Quatro
- Other names: Lego Explore
- Licensed from: The Lego Group
- Availability: 2004–2006
- Total sets: 10

= Lego Quatro =

Construction toy by Lego, 2004–2006

Lego Quatro is a discontinued product range of the Lego construction toy, designed for children aged 1 to 3 years old. Initially launched in 2004, the series was designed to be easier for younger children to handle compared to Lego Duplo. Lego Quatro got its name from the Italian word quattro for the number "four", as the bricks are four times the size of the regular bricks.

Lego Quatro bricks are four times the length, height and width of regular bricks and twice the length, height and width of Lego Duplo bricks (eight times the size in volume). The bricks are softer compared to Duplo as the bricks can be pressed in slightly. Despite their size, they are compatible with Duplo bricks which are in turn compatible with traditional Lego bricks.
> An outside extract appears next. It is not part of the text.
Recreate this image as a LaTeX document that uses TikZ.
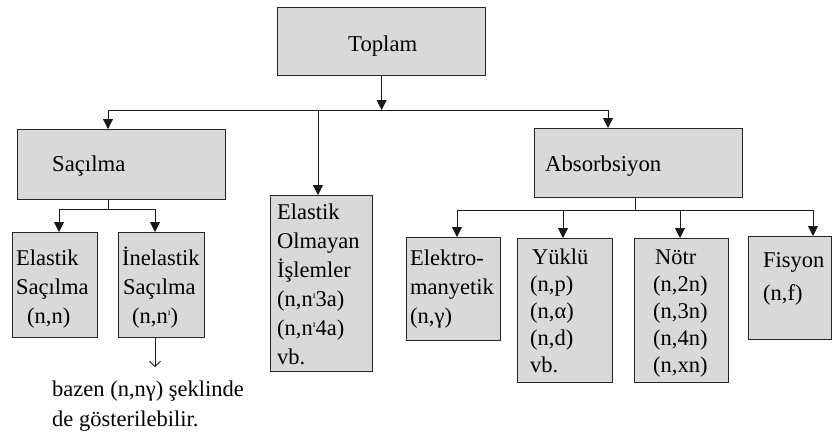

One Lego Quatro set included a minifigure, which was made from a single piece and was larger than a Duplo minifigure.

The Lego Quatro logo is a blue elephant. The elephant is the same elephant as the discontinued Lego Baby series but in another color.

The Quatro product line was discontinued in 2006, with a total of 10 sets produced. Some sets have become valuable for collectors, with the price of the set including a Quatro minifigure having jumped in value 18,996% as of 2025.